[JOB] Your task is to transcribe all of the data below exactly, omitting the images.
Start of INFORMATION SHOWN
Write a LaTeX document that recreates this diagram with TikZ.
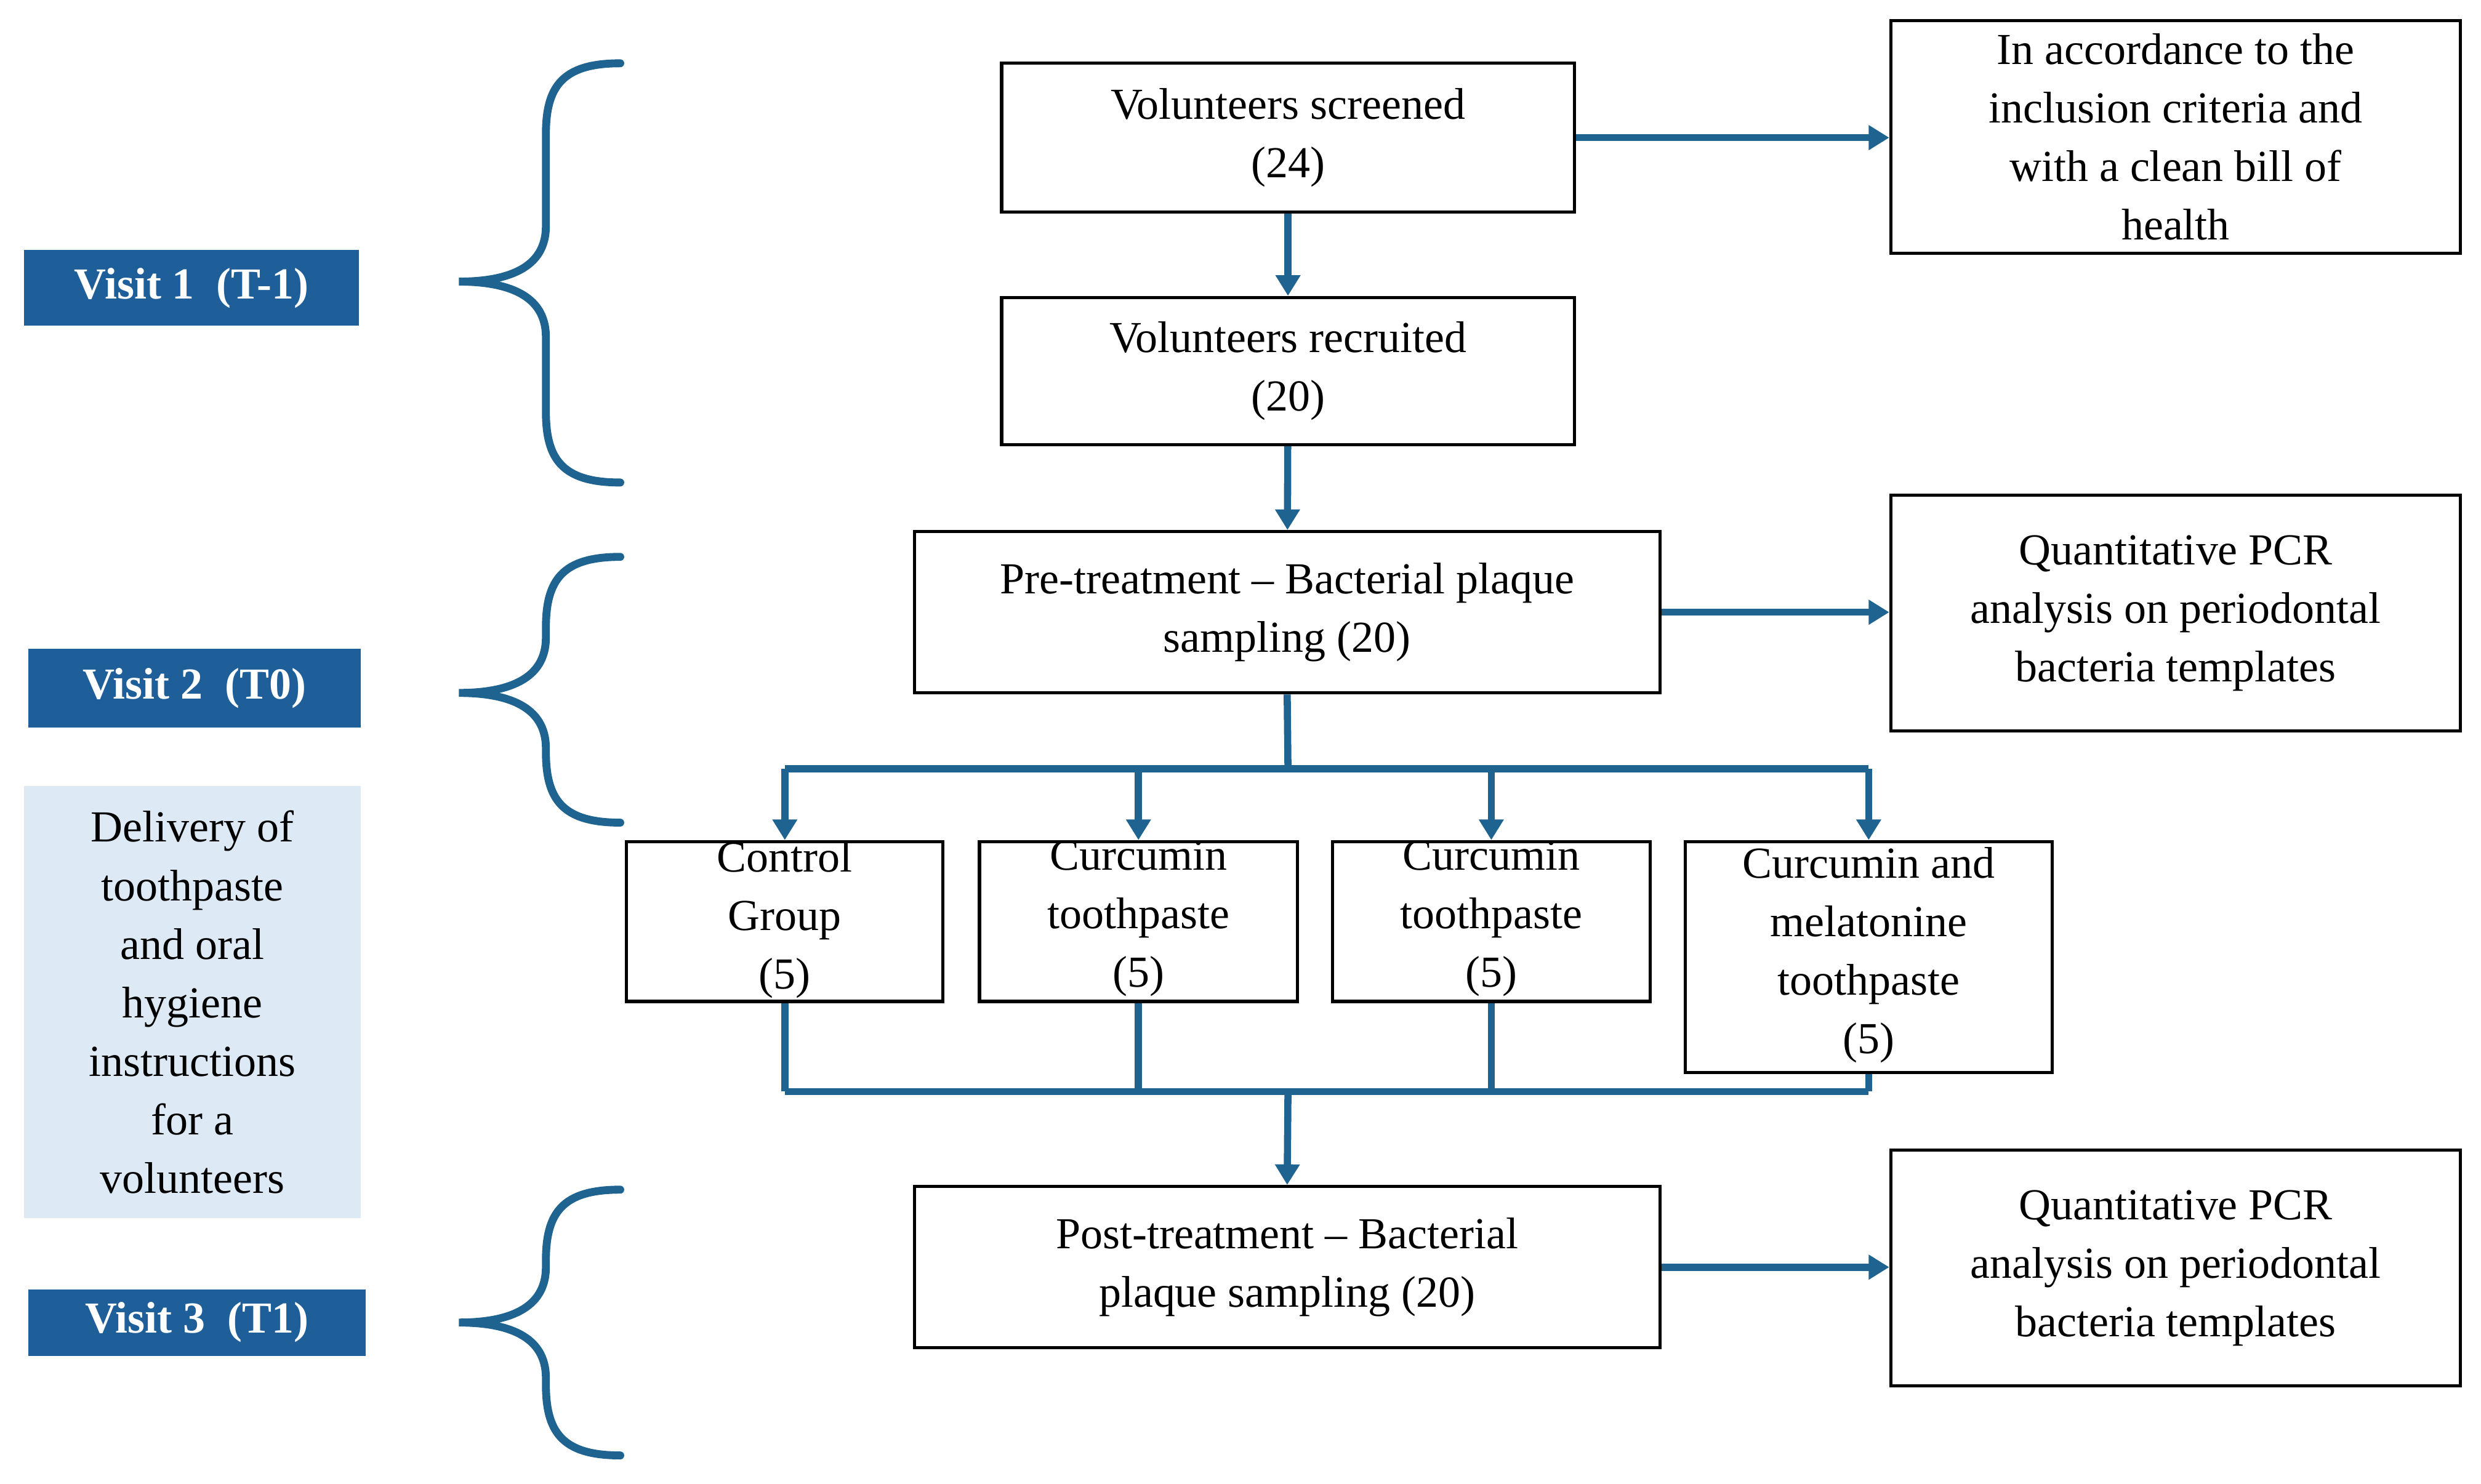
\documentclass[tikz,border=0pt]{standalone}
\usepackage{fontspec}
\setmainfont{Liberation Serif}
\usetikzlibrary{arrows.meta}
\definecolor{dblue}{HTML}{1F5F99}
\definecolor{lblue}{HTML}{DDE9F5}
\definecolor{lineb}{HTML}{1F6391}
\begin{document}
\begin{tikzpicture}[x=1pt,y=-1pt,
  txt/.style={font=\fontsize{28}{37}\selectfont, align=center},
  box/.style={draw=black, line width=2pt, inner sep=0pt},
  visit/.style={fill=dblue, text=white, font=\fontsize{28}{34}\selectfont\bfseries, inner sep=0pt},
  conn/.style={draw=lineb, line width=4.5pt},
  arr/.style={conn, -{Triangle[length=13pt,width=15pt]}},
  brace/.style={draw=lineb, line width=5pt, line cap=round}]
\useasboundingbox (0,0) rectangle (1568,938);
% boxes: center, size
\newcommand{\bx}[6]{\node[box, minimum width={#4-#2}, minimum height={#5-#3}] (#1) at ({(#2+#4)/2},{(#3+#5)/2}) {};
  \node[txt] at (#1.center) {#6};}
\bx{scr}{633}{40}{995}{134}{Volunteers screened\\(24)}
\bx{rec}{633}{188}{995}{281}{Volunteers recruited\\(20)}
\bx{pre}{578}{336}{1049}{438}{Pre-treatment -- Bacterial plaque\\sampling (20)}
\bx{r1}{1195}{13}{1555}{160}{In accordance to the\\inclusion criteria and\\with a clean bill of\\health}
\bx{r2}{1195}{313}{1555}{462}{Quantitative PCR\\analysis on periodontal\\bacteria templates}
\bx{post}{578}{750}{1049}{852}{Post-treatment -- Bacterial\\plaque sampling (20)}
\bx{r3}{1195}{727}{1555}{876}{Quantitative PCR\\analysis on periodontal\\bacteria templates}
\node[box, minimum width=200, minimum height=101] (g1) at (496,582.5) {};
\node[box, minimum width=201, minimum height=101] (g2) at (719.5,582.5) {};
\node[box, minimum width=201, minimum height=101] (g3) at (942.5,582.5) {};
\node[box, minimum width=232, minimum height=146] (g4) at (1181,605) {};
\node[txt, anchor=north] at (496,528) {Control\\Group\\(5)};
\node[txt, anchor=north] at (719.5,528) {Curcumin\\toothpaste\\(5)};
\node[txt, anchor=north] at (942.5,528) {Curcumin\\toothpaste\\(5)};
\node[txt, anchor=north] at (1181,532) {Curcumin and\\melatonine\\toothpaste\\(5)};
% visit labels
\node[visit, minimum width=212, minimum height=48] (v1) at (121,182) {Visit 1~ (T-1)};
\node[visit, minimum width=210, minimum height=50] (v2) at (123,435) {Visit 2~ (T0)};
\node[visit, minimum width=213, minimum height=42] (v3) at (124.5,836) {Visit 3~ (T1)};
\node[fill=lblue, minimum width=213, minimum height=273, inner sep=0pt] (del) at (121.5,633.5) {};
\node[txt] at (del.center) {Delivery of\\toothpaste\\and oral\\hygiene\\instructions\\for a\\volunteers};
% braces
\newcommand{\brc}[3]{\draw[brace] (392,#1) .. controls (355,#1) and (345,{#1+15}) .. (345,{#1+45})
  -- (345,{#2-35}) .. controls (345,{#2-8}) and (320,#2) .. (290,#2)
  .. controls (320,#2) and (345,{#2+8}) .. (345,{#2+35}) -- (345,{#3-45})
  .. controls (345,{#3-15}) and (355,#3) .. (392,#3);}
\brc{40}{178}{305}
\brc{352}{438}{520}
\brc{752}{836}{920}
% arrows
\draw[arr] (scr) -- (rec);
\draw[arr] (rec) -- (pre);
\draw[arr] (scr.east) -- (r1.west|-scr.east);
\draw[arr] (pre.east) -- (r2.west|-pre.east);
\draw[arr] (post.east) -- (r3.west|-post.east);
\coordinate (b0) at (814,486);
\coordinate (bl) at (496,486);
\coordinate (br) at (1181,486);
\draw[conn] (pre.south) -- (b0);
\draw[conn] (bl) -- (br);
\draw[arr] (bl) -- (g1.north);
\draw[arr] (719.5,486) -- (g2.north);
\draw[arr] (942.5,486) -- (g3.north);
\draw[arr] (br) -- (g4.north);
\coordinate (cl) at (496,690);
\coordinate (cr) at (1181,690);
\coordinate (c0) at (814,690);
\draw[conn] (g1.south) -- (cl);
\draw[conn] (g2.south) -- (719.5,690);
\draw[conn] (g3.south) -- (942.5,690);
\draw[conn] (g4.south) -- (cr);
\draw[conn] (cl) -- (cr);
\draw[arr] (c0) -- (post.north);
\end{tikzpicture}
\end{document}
End of INFORMATION SHOWN
[SOLUTION FOR THIS PROBLEM]
Write a LaTeX document that recreates this diagram with TikZ.
\documentclass[tikz,border=0pt]{standalone}
\usepackage{fontspec}
\setmainfont{Liberation Serif}
\usetikzlibrary{arrows.meta}
\definecolor{dblue}{HTML}{1F5F99}
\definecolor{lblue}{HTML}{DDE9F5}
\definecolor{lineb}{HTML}{1F6391}
\begin{document}
\begin{tikzpicture}[x=1pt,y=-1pt,
  txt/.style={font=\fontsize{28}{37}\selectfont, align=center},
  box/.style={draw=black, line width=2pt, inner sep=0pt},
  visit/.style={fill=dblue, text=white, font=\fontsize{28}{34}\selectfont\bfseries, inner sep=0pt},
  conn/.style={draw=lineb, line width=4.5pt},
  arr/.style={conn, -{Triangle[length=13pt,width=15pt]}},
  brace/.style={draw=lineb, line width=5pt, line cap=round}]
\useasboundingbox (0,0) rectangle (1568,938);
% boxes: center, size
\newcommand{\bx}[6]{\node[box, minimum width={#4-#2}, minimum height={#5-#3}] (#1) at ({(#2+#4)/2},{(#3+#5)/2}) {};
  \node[txt] at (#1.center) {#6};}
\bx{scr}{633}{40}{995}{134}{Volunteers screened\\(24)}
\bx{rec}{633}{188}{995}{281}{Volunteers recruited\\(20)}
\bx{pre}{578}{336}{1049}{438}{Pre-treatment -- Bacterial plaque\\sampling (20)}
\bx{r1}{1195}{13}{1555}{160}{In accordance to the\\inclusion criteria and\\with a clean bill of\\health}
\bx{r2}{1195}{313}{1555}{462}{Quantitative PCR\\analysis on periodontal\\bacteria templates}
\bx{post}{578}{750}{1049}{852}{Post-treatment -- Bacterial\\plaque sampling (20)}
\bx{r3}{1195}{727}{1555}{876}{Quantitative PCR\\analysis on periodontal\\bacteria templates}
\node[box, minimum width=200, minimum height=101] (g1) at (496,582.5) {};
\node[box, minimum width=201, minimum height=101] (g2) at (719.5,582.5) {};
\node[box, minimum width=201, minimum height=101] (g3) at (942.5,582.5) {};
\node[box, minimum width=232, minimum height=146] (g4) at (1181,605) {};
\node[txt, anchor=north] at (496,528) {Control\\Group\\(5)};
\node[txt, anchor=north] at (719.5,528) {Curcumin\\toothpaste\\(5)};
\node[txt, anchor=north] at (942.5,528) {Curcumin\\toothpaste\\(5)};
\node[txt, anchor=north] at (1181,532) {Curcumin and\\melatonine\\toothpaste\\(5)};
% visit labels
\node[visit, minimum width=212, minimum height=48] (v1) at (121,182) {Visit 1~ (T-1)};
\node[visit, minimum width=210, minimum height=50] (v2) at (123,435) {Visit 2~ (T0)};
\node[visit, minimum width=213, minimum height=42] (v3) at (124.5,836) {Visit 3~ (T1)};
\node[fill=lblue, minimum width=213, minimum height=273, inner sep=0pt] (del) at (121.5,633.5) {};
\node[txt] at (del.center) {Delivery of\\toothpaste\\and oral\\hygiene\\instructions\\for a\\volunteers};
% braces
\newcommand{\brc}[3]{\draw[brace] (392,#1) .. controls (355,#1) and (345,{#1+15}) .. (345,{#1+45})
  -- (345,{#2-35}) .. controls (345,{#2-8}) and (320,#2) .. (290,#2)
  .. controls (320,#2) and (345,{#2+8}) .. (345,{#2+35}) -- (345,{#3-45})
  .. controls (345,{#3-15}) and (355,#3) .. (392,#3);}
\brc{40}{178}{305}
\brc{352}{438}{520}
\brc{752}{836}{920}
% arrows
\draw[arr] (scr) -- (rec);
\draw[arr] (rec) -- (pre);
\draw[arr] (scr.east) -- (r1.west|-scr.east);
\draw[arr] (pre.east) -- (r2.west|-pre.east);
\draw[arr] (post.east) -- (r3.west|-post.east);
\coordinate (b0) at (814,486);
\coordinate (bl) at (496,486);
\coordinate (br) at (1181,486);
\draw[conn] (pre.south) -- (b0);
\draw[conn] (bl) -- (br);
\draw[arr] (bl) -- (g1.north);
\draw[arr] (719.5,486) -- (g2.north);
\draw[arr] (942.5,486) -- (g3.north);
\draw[arr] (br) -- (g4.north);
\coordinate (cl) at (496,690);
\coordinate (cr) at (1181,690);
\coordinate (c0) at (814,690);
\draw[conn] (g1.south) -- (cl);
\draw[conn] (g2.south) -- (719.5,690);
\draw[conn] (g3.south) -- (942.5,690);
\draw[conn] (g4.south) -- (cr);
\draw[conn] (cl) -- (cr);
\draw[arr] (c0) -- (post.north);
\end{tikzpicture}
\end{document}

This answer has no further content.